Abstract

First, this paper wants to ask how the term authenticity is attributed to persons, in order to figure out the semantic content of being authentical as used in philosophical debates and in ordinary language or in pop cultural codes as well. In a second step, I want to show which mostly implicit concept of selfhood is underlying this type of attribution, and what kind of social ideals and moral claims for being true to oneself or becoming a self are presupposed in the usage of the word. Drawing upon Soren Kierkegaard’s concept of the self, developed in his late work The Sickness unto Death (1848, translated 1941), I am going to ask if it is a false or merely an excessive demand to be ‘authentic’, or to what extent it is reasonable to argue for authenticity as a quality standard and benchmark for individual development. That means, in the terms of Kierkegaard, for being one’s own self or of really becoming a self.
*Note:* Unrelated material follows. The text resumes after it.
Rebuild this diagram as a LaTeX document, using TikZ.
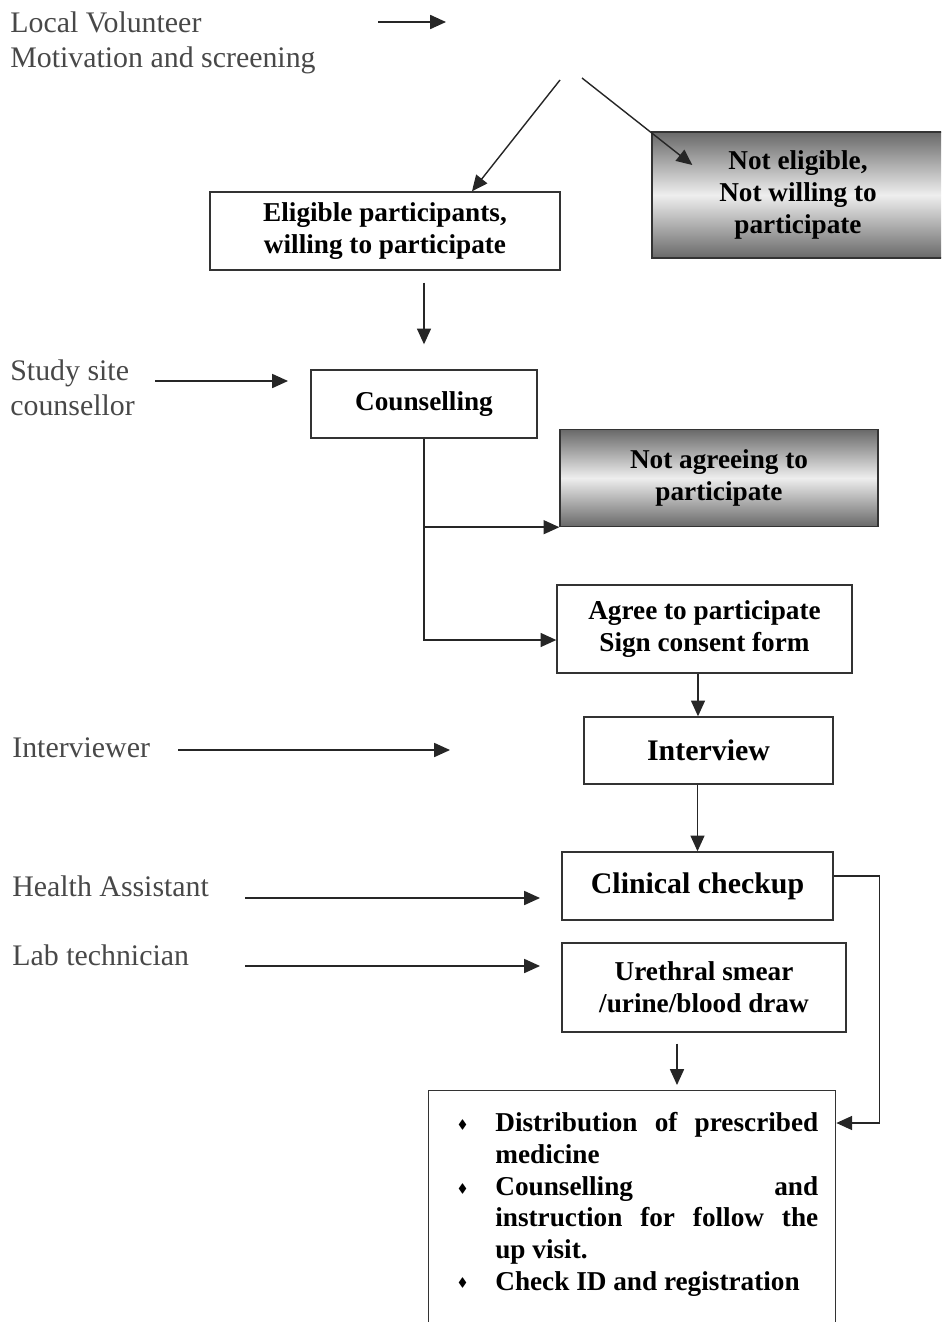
\documentclass[tikz,border=0pt]{standalone}
\usepackage{fontspec}
\setmainfont{Liberation Serif}
\usepackage{amssymb}
\usetikzlibrary{arrows.meta,positioning,calc}
\definecolor{labelgray}{RGB}{72,72,72}
\definecolor{shadedark}{RGB}{105,105,105}
\definecolor{shadelight}{RGB}{238,238,238}
\newcommand{\flowboxfont}{\fontsize{15.5}{18}\selectfont\bfseries}
\newcommand{\flowbigfont}{\fontsize{17}{20}\selectfont\bfseries}
\newcommand{\actorfont}{\fontsize{17}{20}\selectfont}

\begin{document}
\begin{tikzpicture}[
    x=0.02cm, y=-0.02cm,
    box/.style={draw=black!80, line width=0.8pt, fill=white, align=center, inner sep=2pt, font=\flowboxfont},
    bigbox/.style={box, font=\flowbigfont},
    greybox/.style={box, top color=shadedark, bottom color=shadedark, middle color=shadelight},
    actor/.style={anchor=west, align=left, inner sep=0pt, font=\actorfont, text=labelgray},
    listtext/.style={anchor=north west, inner sep=0pt, text width=7.16cm, align=justify, font=\flowboxfont},
    arr/.style={-{Triangle[length=9pt,width=8pt]}, line width=0.8pt, draw=black!85},
    link/.style={line width=0.8pt, draw=black!85}
]
\useasboundingbox (0,0) rectangle (941,1322);
\clip (0,0) rectangle (941,1322);

% Actors on the left
\node[actor] (volunteer) at (10,43) {Local Volunteer\\Motivation and screening};
\node[actor] (study) at (10,388) {Study site\\counsellor};
\node[actor] (interviewer) at (12,748) {Interviewer};
\node[actor] (health) at (12,886) {Health Assistant};
\node[actor] (lab) at (12,955) {Lab technician};

% Screening outcome
\node[box, minimum width=7cm, minimum height=1.56cm] (elig) at (385,231) {
    Eligible participants,\\willing to participate
};
\node[greybox, minimum width=5.84cm, minimum height=2.52cm] (notelig) at (798,195) {
    Not eligible,\\Not willing to\\participate
};

% Counselling step
\node[box, minimum width=4.52cm, minimum height=1.36cm] (couns) at (424,404) {Counselling};
\node[greybox, minimum width=6.36cm, minimum height=1.94cm] (notagree) at (719,478) {
    Not agreeing to\\participate
};
\node[box, minimum width=5.9cm, minimum height=1.76cm] (agree) at (704.5,629) {
    Agree to participate\\Sign consent form
};

% Interview and checkup
\node[bigbox, minimum width=4.98cm, minimum height=1.34cm] (interview) at (708.5,750.5) {Interview};
\node[bigbox, minimum width=5.42cm, minimum height=1.36cm] (clinical) at (697.5,886) {Clinical checkup};
\node[box, minimum width=5.68cm, minimum height=1.78cm] (ureth) at (704,987.5) {
    Urethral smear\\/urine/blood draw
};

% Final box (runs off the page)
\node[draw=black!80, line width=0.8pt, anchor=north west, inner sep=0pt, minimum width=8.14cm, minimum height=6cm] (distbox) at (428,1090) {};
\node[listtext] (distlist) at (460,1100) {
    \begin{list}{\raisebox{0.25ex}{\scriptsize$\blacklozenge$}}{\setlength{\leftmargin}{0.7cm}\setlength{\labelwidth}{0.3cm}\setlength{\labelsep}{0.56cm}\setlength{\itemsep}{0pt}\setlength{\topsep}{0pt}\setlength{\parsep}{0pt}}
    \item Distribution of prescribed\linebreak medicine
    \item Counselling and\linebreak instruction for follow the\linebreak up visit.
    \item Check ID and registration
    \end{list}
};

% Free arrow ends
\coordinate (lv_from) at (378,22);
\coordinate (lv_to) at (446,22);
\coordinate (split_l) at (560,80);
\coordinate (split_r) at (582,78);
\coordinate (ss_from) at (155,381);
\coordinate (ss_to) at (288,381);
\coordinate (iv_from) at (178,750);
\coordinate (iv_to) at (450,750);
\coordinate (ha_from) at (245,898);
\coordinate (ha_to) at (540,898);
\coordinate (lt_from) at (245,966);
\coordinate (lt_to) at (540,966);

% Connecting arrows
\draw[arr] (lv_from) -- (lv_to);
\draw[arr] (split_l) -- ([xshift=1.74cm]elig.north);
\draw[arr] (split_r) -- ($(notelig.west)+(41,-30)$);
\draw[arr, shorten <=0.24cm, shorten >=0.5cm] (elig.south -| couns.south) -- (couns.north);
\draw[arr] (ss_from) -- (ss_to);
\draw[arr] (couns.south) |- (notagree.south west);
\draw[arr] (couns.south) |- ([yshift=-0.22cm]agree.west);
\draw[arr] ([xshift=-0.13cm]agree.south) -- ([xshift=-0.13cm]agree.south |- interview.north);
\draw[arr] (iv_from) -- (iv_to);
\draw[arr] (interview.south -| clinical.north) -- (clinical.north);
\draw[arr] (ha_from) -- (ha_to);
\draw[arr] (lt_from) -- (lt_to);
\draw[arr, shorten <=0.22cm, shorten >=0.1cm] ([xshift=-0.54cm]ureth.south) -- ([xshift=-0.54cm]ureth.south |- distbox.north);
\draw[arr] ([yshift=0.2cm]clinical.east) -- ++(46,0) |- ([yshift=-0.66cm]distbox.north east);

\end{tikzpicture}
\end{document}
With his concise and groundbreaking analysis of the structure and dynamics of human selfhood, as this paper finally wants to show, it is possible to shed light onto both—people’s lifelong struggle for being truthful to themselves in their own perception as in the eye of others, as well as why people mostly fail in terms of that demand. Finally, the theoretical framework and alternative concepts of understanding selfhood put forward here should also give some hints for what really matters in personal development and normative goals in education.